Nei casi di contestazione della simulazione soggettiva dell’operazione, l’amministrazione finanziaria ha l’onere di provare: a) la «oggettiva fittizietà del fornitore»; b) «anche in via presuntiva, in base ad elementi oggettivi e specifici, che il contribuente era a conoscenza, o avrebbe dovuto esserlo, usando l’ordinaria diligenza in ragione della qualità professionale ricoperta, della sostanziale inesistenza del contraente». Assolto detto onere istruttorio, incombe sul contribuente l’onere della prova contraria, ovvero di avere adoperato nella scelta del contraente «la diligenza massima esigibile da un operatore accorto, secondo criteri di ragionevolezza e di proporzionalità in rapporto alle circostanze del caso concreto».
Il giudice di secondo grado, tuttavia, «senza tenere in alcun conto gli elementi presuntivi specificamente dedotti nell’avviso di accertamento», ha sollevato il contribuente dalla dimostrazione della propria buona fede, ritenendo che il sopravvenuto decreto di archiviazione – emesso nel procedimento penale a carico del legale rappresentante della società utilizzatrice delle fatture fittizie – fosse per sé solo sufficiente a dimostrare la sua estraneità all’accordo simulatorio.

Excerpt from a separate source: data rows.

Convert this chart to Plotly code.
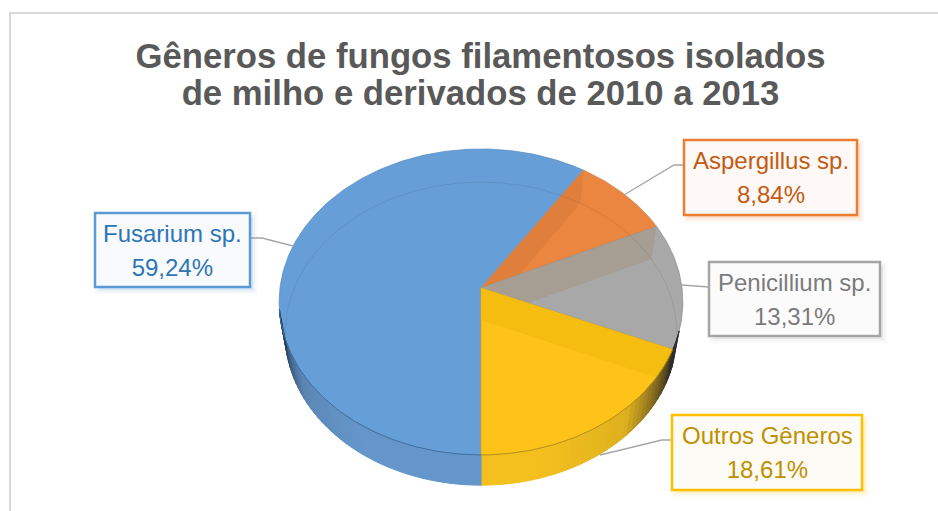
import math
import plotly.graph_objects as go

TITLE_LINES = ["Gêneros de fungos filamentosos isolados", "de milho e derivados de 2010 a 2013"]
categories = ["Fusarium sp.", "Aspergillus sp.", "Penicillium sp.", "Outros Gêneros"]
values = [59.24, 8.84, 13.31, 18.61]
value_labels = ["59,24%", "8,84%", "13,31%", "18,61%"]

top_colors = ["#669fd7", "#ea8640", "#a8a8a8", "#fdc318"]
band_colors = [None, "#e07f3c", "#a69d93", "#f5bd10"]
edge_colors = ["#5b8fc4", "#c98a55", "#8f8f8f", "#d9a520"]
border_colors = ["#5b9bd5", "#ed7d31", "#a5a5a5", "#ffc000"]
fill_colors = ["#f8fafd", "#fef9f6", "#fbfbfb", "#fdfbf5"]
text_colors = ["#2e75b6", "#c55a11", "#7b7b7b", "#bf9000"]
boxes = [(95, 213, 250, 287), (684, 140, 857, 215), (709, 262, 880, 336), (672, 415, 862, 490)]
leaders = [
    ([250, 262, 293], [238, 238, 246]),
    ([684, 674, 624], [165, 165, 195]),
    ([709, 698, 682], [287, 286, 285]),
    ([672, 662, 600], [440, 440, 455]),
]


def top(t):
    r = math.radians(t)
    w = 1 + 0.0913 * math.cos(r)
    return 481 + 201 * math.sin(r) / w, 288 - 151.7 * math.cos(r) / w


def low(t):
    r = math.radians(t)
    w = 1 + 0.09 * math.cos(r)
    return 481 + 195 * math.sin(r) / w, 320 - 150.3 * math.cos(r) / w


def arc(f, a, b, step=1.0):
    n = max(2, int(abs(b - a) / step) + 1)
    return [f(a + (b - a) * i / (n - 1)) for i in range(n)]


def mix(c1, c2, u):
    u = max(0, min(1, u))
    return "rgb(%d,%d,%d)" % tuple(round(c1[i] + (c2[i] - c1[i]) * u) for i in range(3))


def poly(pts, color, name, lw=0.0, lc=None):
    return go.Scatter(
        x=[p[0] for p in pts], y=[p[1] for p in pts], mode="lines", fill="toself",
        fillcolor=color, line=dict(color=lc or color, width=lw), name=name,
        hoverinfo="skip", showlegend=False,
    )


fig = go.Figure()

# slice boundaries, clockwise from the front of the pie
starts = []
ang = 180.0
for v in values:
    starts.append(ang)
    ang += v * 3.6
ends = [s + v * 3.6 for s, v in zip(starts, values)]

# top faces with see-through inner walls
for i in range(4):
    a, b = starts[i], ends[i]
    pts = [(481, 288)] + arc(top, a, b) + [(481, 288)]
    fig.add_trace(poly(pts, top_colors[i], categories[i], 0.8, edge_colors[i]))
    if band_colors[i]:
        s_top, s_low = top(a), low(a)
        fig.add_trace(poly([(481, 288), s_top, s_low, (481, 320)], band_colors[i], categories[i]))

# far rim of the base, seen through the top
rim = arc(low, -98, 98)
fig.add_trace(go.Scatter(x=[p[0] for p in rim], y=[p[1] for p in rim], mode="lines",
                         line=dict(color="rgba(40,40,60,0.10)", width=1), hoverinfo="skip", showlegend=False))

# outer walls
DARK_B, MID_B, LIGHT_B = (30, 50, 76), (92, 134, 180), (100, 150, 203)
DARK_Y, MID_Y, LIGHT_Y = (60, 52, 30), (222, 176, 30), (244, 192, 30)
t = 106.0
while t < 262:
    nxt = t + 2
    if t < 113.1:
        col = "rgb(45,45,50)"
    elif t < 180:
        u = (t - 113) / 67
        col = mix(DARK_Y, MID_Y, u / 0.35) if u < 0.35 else mix(MID_Y, LIGHT_Y, (u - 0.35) / 0.4)
    else:
        u = (262 - t) / 82
        col = mix(DARK_B, MID_B, u / 0.3) if u < 0.3 else mix(MID_B, LIGHT_B, (u - 0.3) / 0.3)
    e = min(nxt, 180.0) if t < 180 else nxt
    pts = [top(t), top(e), low(e), low(t), top(t)]
    fig.add_trace(poly(pts, col, "wall", 1.0, col))
    t = e

# near rim of the top face
for a, b, c in [(113, 180, "#b8901a"), (180, 262, "#41709f")]:
    r = arc(top, a, b)
    fig.add_trace(go.Scatter(x=[p[0] for p in r], y=[p[1] for p in r], mode="lines",
                             line=dict(color=c, width=1), hoverinfo="skip", showlegend=False))

# leaders
for (lx, ly) in leaders:
    fig.add_trace(go.Scatter(x=lx, y=ly, mode="lines", line=dict(color="#a6a6a6", width=1.3),
                             hoverinfo="skip", showlegend=False))

shapes = [dict(type="rect", xref="x", yref="y", x0=10, y0=13, x1=960, y1=540,
               line=dict(color="#d9d9d9", width=2), fillcolor="rgba(0,0,0,0)", layer="below")]
annotations = []
for i, (x0, y0, x1, y1) in enumerate(boxes):
    for k, op in [(7, 0.05), (5, 0.08), (3, 0.12)]:
        shapes.append(dict(type="rect", xref="x", yref="y", x0=x0 + 5 - k + 2, y0=y0 + 5 - k + 2,
                           x1=x1 + k, y1=y1 + k, line=dict(width=0), fillcolor=border_colors[i], opacity=op))
    shapes.append(dict(type="rect", xref="x", yref="y", x0=x0, y0=y0, x1=x1, y1=y1,
                       line=dict(color=border_colors[i], width=2.5), fillcolor=fill_colors[i]))
    annotations.append(dict(
        x=(x0 + x1) / 2, y=(y0 + y1) / 2, xref="x", yref="y", showarrow=False,
        text=f'<span style="font-size:24px">{categories[i]}</span><br><span style="font-size:24px">{value_labels[i]}</span>',
        font=dict(family="Liberation Sans", size=26, color=text_colors[i]),
        xanchor="center", yanchor="middle", align="center",
    ))

title_text = "<br>".join(f'<span style="font-size:34.7px">{s}</span>' for s in TITLE_LINES)
fig.update_layout(
    width=938, height=511, margin=dict(l=0, r=0, t=0, b=0),
    paper_bgcolor="white", plot_bgcolor="white",
    xaxis=dict(range=[0, 938], visible=False, fixedrange=True),
    yaxis=dict(range=[511, 0], visible=False, fixedrange=True),
    title=dict(text=title_text, x=480.5 / 938, xanchor="center", y=1 - 67.5 / 511, yanchor="top",
               font=dict(family="Liberation Sans", size=29.2, color="#595959", weight="bold")),
    shapes=shapes, annotations=annotations, showlegend=False,
)
fig.write_html("out.html", config={"displayModeBar": False},
               post_script="document.body.style.margin='0';")
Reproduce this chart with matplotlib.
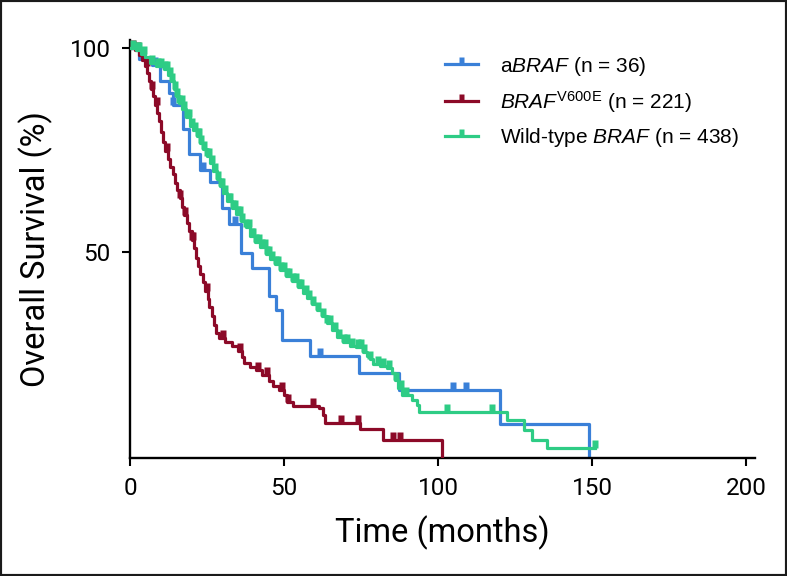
import numpy as np
import matplotlib
matplotlib.use("Agg")
from matplotlib import pyplot as plt
from matplotlib.path import Path
from matplotlib.lines import Line2D
from matplotlib.patches import Rectangle

plt.rcParams["mathtext.fontset"] = "custom"
plt.rcParams["mathtext.rm"] = "Liberation Sans"
plt.rcParams["mathtext.it"] = "Liberation Sans:italic"

# Kaplan-Meier curves (months, % surviving)
blue_t = [0, 2.8, 7.0, 9.8, 12.5, 14.1, 17.2, 19.0, 22.7, 26.0, 30.0, 32.0, 36.0, 39.5, 45.0, 47.4, 49.3, 58.5, 74.2, 87.2, 120.2, 148.9]
blue_s = [100, 97.3, 95.9, 92.0, 89.1, 86.1, 80.1, 73.9, 70.2, 67.2, 60.8, 56.8, 49.8, 46.1, 39.1, 35.8, 28.4, 24.5, 20.3, 16.0, 7.8, 0]
blue_cens = [8.1, 14.1, 23.8, 34.1, 61.7, 104.8, 109.2]

red_t = [0, 1.5, 3.0, 4.0, 5.0, 5.5, 6.2, 6.8, 7.5, 8.2, 8.8, 9.5, 10.2, 10.8, 11.5, 12.2,
         13.0, 13.8, 14.6, 15.4, 16.2, 17.0, 17.6, 18.4, 19.2, 20.0, 20.8, 21.4, 22.0, 22.8,
         23.6, 24.4, 25.2, 25.8, 26.5, 27.2, 28.0, 29.0, 31.0, 33.0, 35.0, 36.2, 37.0, 39.0,
         41.0, 43.0, 45.0, 46.5, 48.5, 50.0, 51.0, 53.0, 61.5, 62.5, 63.4, 74.7, 82.0, 101.3]
red_s = [100, 99.5, 98.2, 97.0, 95.5, 93.8, 92.0, 90.0, 88.2, 86.0, 84.2, 82.0, 79.5, 77.0, 74.8, 72.8,
         70.8, 69.0, 67.0, 65.2, 63.3, 61.0, 59.0, 57.0, 55.2, 53.0, 51.0, 48.5, 46.5, 44.5,
         42.5, 40.5, 38.5, 36.5, 34.2, 32.0, 30.0, 28.8, 27.8, 26.8, 25.8, 24.2, 22.8, 21.8,
         21.0, 19.8, 18.2, 17.0, 16.0, 15.0, 13.2, 12.2, 11.6, 10.0, 7.9, 6.5, 3.8, 0]
red_cens = [1.0, 2.7, 5.4, 7.0, 8.7, 11.9, 16.2, 17.9, 20.0, 20.6, 24.9, 30.3, 35.7, 41.7,
            44.4, 49.3, 51.4, 59.3, 68.5, 73.9, 85.5, 87.7]

green_t = [0, 2.0, 3.5, 5.0, 6.5, 8.5, 11.0, 12.2, 13.2, 14.2, 15.0, 15.8, 17.0, 18.2, 19.5,
           20.5, 21.7, 22.8, 23.8, 25.0, 26.0, 27.0, 28.2, 29.2, 30.3, 31.6, 33.0, 34.5, 36.0,
           37.5, 39.0, 40.5, 42.2, 44.0, 45.5, 47.0, 48.7, 50.5, 52.5, 54.5, 56.0, 57.5, 59.0,
           60.7, 62.2, 63.9, 65.5, 67.2, 69.0, 71.5, 73.5, 75.8, 77.0, 78.0, 79.0, 81.0, 83.4,
           85.0, 86.1, 87.0, 88.3, 91.5, 93.1, 93.7, 122.4, 127.8, 130.5, 135.4, 151.1]
green_s = [100, 99.5, 98.6, 97.8, 96.3, 95.6, 94.8, 93.5, 92.0, 90.0, 88.2, 86.6, 85.0, 83.0, 81.0,
           79.8, 78.4, 76.8, 75.2, 73.5, 71.9, 69.8, 67.8, 66.2, 64.5, 62.6, 60.8, 59.2, 57.6,
           56.0, 54.0, 52.4, 51.2, 49.4, 48.3, 47.0, 45.6, 44.2, 42.8, 41.4, 40.0, 38.8, 37.3,
           35.8, 34.2, 32.5, 30.8, 29.2, 28.0, 26.8, 26.6, 25.5, 24.5, 23.6, 22.5, 22.0, 21.4,
           20.2, 18.6, 16.5, 15.0, 13.7, 12.4, 10.8, 8.8, 6.3, 3.8, 1.8, 1.8]
green_cens = [1.0, 2.5, 3.0, 4.5, 7.0, 9.0, 10.0, 11.5, 12.0, 13.0, 13.5, 14.5, 15.3, 16.0,
              16.8, 17.5, 18.5, 19.0, 20.0, 21.0, 22.0, 22.5, 23.2, 24.0, 25.0, 25.5, 26.5,
              27.5, 28.5, 29.5, 30.0, 31.0, 32.0, 32.5, 33.5, 34.2, 35.0, 35.7, 36.5, 37.5,
              38.5, 39.5, 40.0, 41.0, 42.0, 43.0, 43.8, 44.5, 45.2, 46.0, 47.5, 48.2, 49.0,
              50.0, 51.0, 51.5, 53.0, 54.0, 55.0, 55.5, 57.0, 58.0, 59.5, 61.0, 62.5, 64.0,
              65.0, 66.5, 68.0, 69.5, 70.5, 72.0, 74.0, 75.0, 76.0, 78.0, 80.5, 82.0, 84.0,
              86.5, 88.0, 89.5, 102.9, 117.5, 151.1]

labels = ["a$\\mathit{BRAF}$ (n = 36)",
          "$\\mathit{BRAF}^{\\mathrm{V600E}}$ (n = 221)",
          "Wild-type $\\mathit{BRAF}$ (n = 438)"]
colors = ["#3a80d8", "#8c0a28", "#2ecc85"]

# censor tick: small block standing on the line
cens_marker = Path([(-0.36, 0), (0.36, 0), (0.36, 1), (-0.36, 1), (-0.36, 0)],
                   [Path.MOVETO, Path.LINETO, Path.LINETO, Path.LINETO, Path.CLOSEPOLY])


def level_at(t, s, x):
    idx = np.searchsorted(np.asarray(t), np.asarray(x), side="right") - 1
    return np.asarray(s)[idx]


fig = plt.figure(figsize=(7.87, 5.76), dpi=100)
ax = fig.add_axes([0.1652, 0.2054, 0.7945, 0.7252])

curves = [(blue_t, blue_s, blue_cens), (red_t, red_s, red_cens), (green_t, green_s, green_cens)]
for i in [2, 1, 0]:
    t, s, c = curves[i]
    ax.step(t, s, where="post", color=colors[i], lw=2.3, zorder=2 + i)
    ax.plot(c, level_at(t, s, c), ls="none", marker=cens_marker, ms=11,
            color=colors[i], mec="none", zorder=2 + i)

ax.set_xlim(0, 203)
ax.set_ylim(-0.5, 102)
ax.set_xticks([0, 50, 100, 150, 200])
ax.set_yticks([50, 100])
for side in ["top", "right"]:
    ax.spines[side].set_visible(False)
for side in ["left", "bottom"]:
    ax.spines[side].set_linewidth(1.7)
ax.tick_params(width=1.5, length=6, pad=8, labelsize=17.5)
for lab in ax.get_xticklabels() + ax.get_yticklabels():
    lab.set_fontfamily("Roboto")

ax.set_xlabel("Time (months)", fontsize=23.5, family="Roboto", labelpad=11)
ax.set_ylabel("Overall Survival (%)", fontsize=23.5, family="Roboto", labelpad=12)

handles = [Line2D([], [], color=colors[i], lw=2.3, marker=cens_marker, ms=10, mec="none")
           for i in range(3)]
ax.legend(handles, labels, loc="upper left", bbox_to_anchor=(0.503, 0.965), frameon=False,
          numpoints=1, prop={"family": "Liberation Sans", "size": 15}, handlelength=1.6,
          handletextpad=1.05, labelspacing=0.55, borderpad=0, borderaxespad=0)

# thin black frame round the whole picture
fig.patches.append(Rectangle((0, 0), 1, 1, transform=fig.transFigure, fill=False,
                             edgecolor="#1a1a1a", lw=3, zorder=10))

fig.savefig("out.png", dpi=100)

Tuttavia, la Corte di cassazione ha osservato come il decreto di archiviazione – che presuppone «la mancanza di un processo» e che «non dà luogo a preclusioni di alcun genere», compresa l’eventuale riapertura delle indagini nei confronti dello stesso soggetto ai sensi dell’articolo 414 del cpp – «non impedisce che lo stesso fatto venga diversamente definito, valutato e qualificato dal giudice» e, lungi dal determinare un’automatica esimente in sede tributaria, rappresenti «un mero indizio», sottoposto al suo libero apprezzamento insieme a tutti gli altri elementi di prova prodotti dalle parti processuali.
In definitiva, in relazione a entrambe le questioni trattate, la Corte di cassazione ha censurato l’operato del giudice di merito che, avendo attribuito una valenza esorbitante al decreto di archiviazione, ha disatteso i consolidati principi ermeneutici afferenti al regime del doppio binario tra giudizio penale e procedimento/processo tributario.